Biogas production has yet to take off in the United States like it has in Europe. In Europe, there are over 10,000 operating facilities producing biogas, compared to around 2,000 in the U.S., according to the American Biogas Council. The U.S. has had other, massive reserves of energy — namely coal and natural gas — so investing in biogas operations hasn't been considered as cost-effective as it may be in areas not as rich in easily-accessed mineral resources.
Having the volume of cellulosic biofuel under the RFS reduced by 78 million gallons could have a big impact on the biogas industry. Maureen Walsh, director of federal policy for the American Biogas Council, told Waste Dive in an email that she didn't have an estimate on just how much the 78 million gallon reduction would cost biogas producers — though she did say it would be a major action.
"The difference between 2017 volumes and 2018 is a decrease of 23%," she wrote. "That's not insignificant."
While only about 2% of current U.S. electricity generation comes from biomass, there are new projects — like in Philadelphia and in Utah — that signal anaerobic digestion in the U.S. could be experiencing a growth period. A sharp decrease in the amount of cellulosic fuel required under the RFS could hurt future growth in that sector.

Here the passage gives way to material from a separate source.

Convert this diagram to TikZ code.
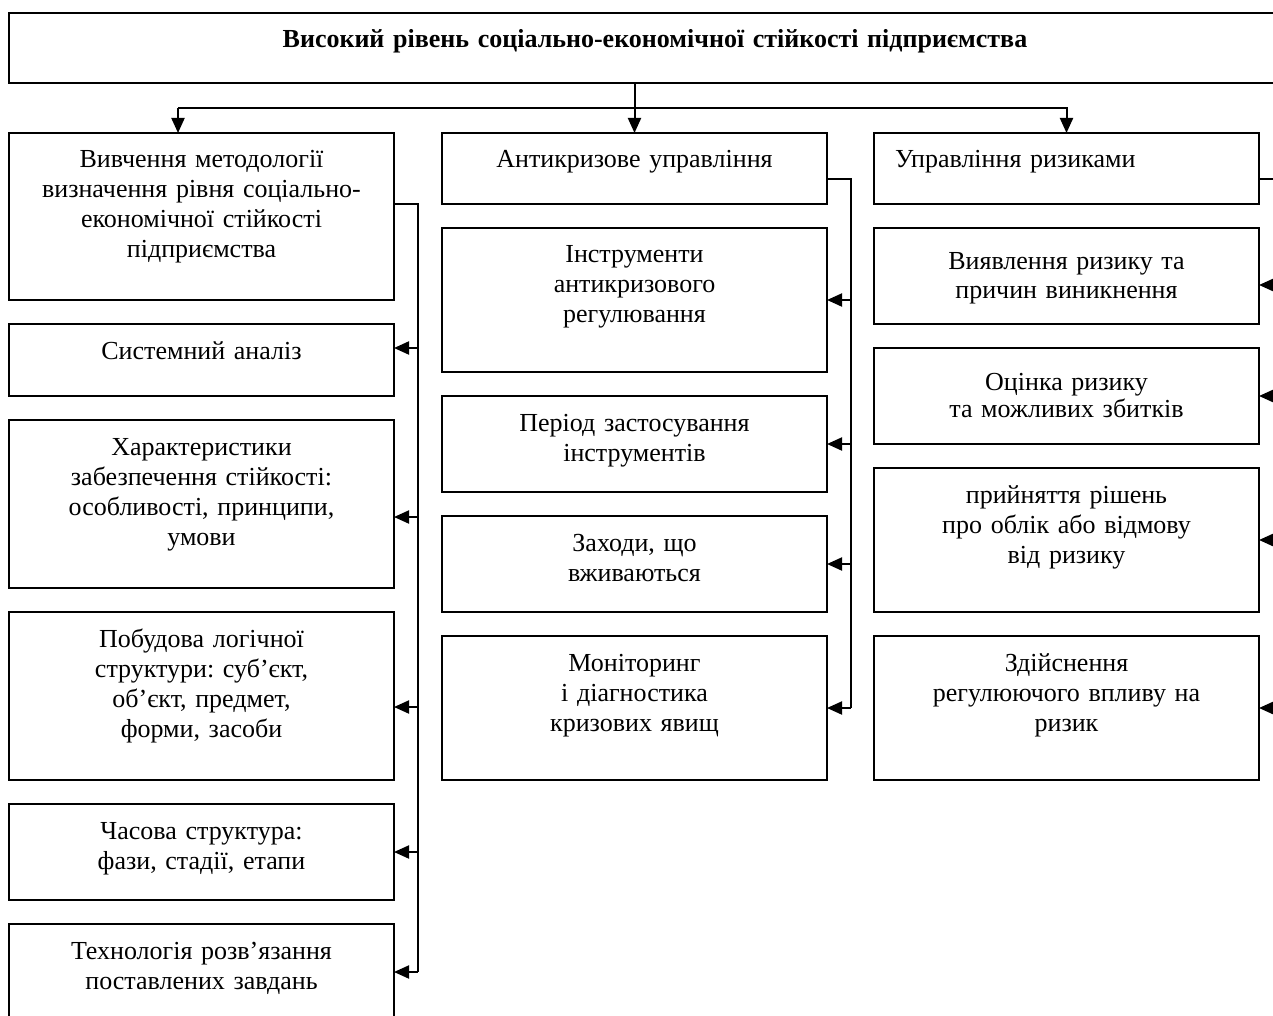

However, a reduction in the amount of cellulosic fuel required under the RFS would likely feel like a drop in the bucket compared to entirely cutting the RFS program, which some pundits have called for. President Trump has expressed support for the RFS, which the producers noted in their letter to Pruitt. Between Trump's stated support for the RFS — as an "important tool" for American energy independence — and the other public comments that the EPA may receive while determining the renewable volume obligation (RVO), it is unclear whether or not the RVO will continue to call for a 23% decrease in cellulosic fuel levels.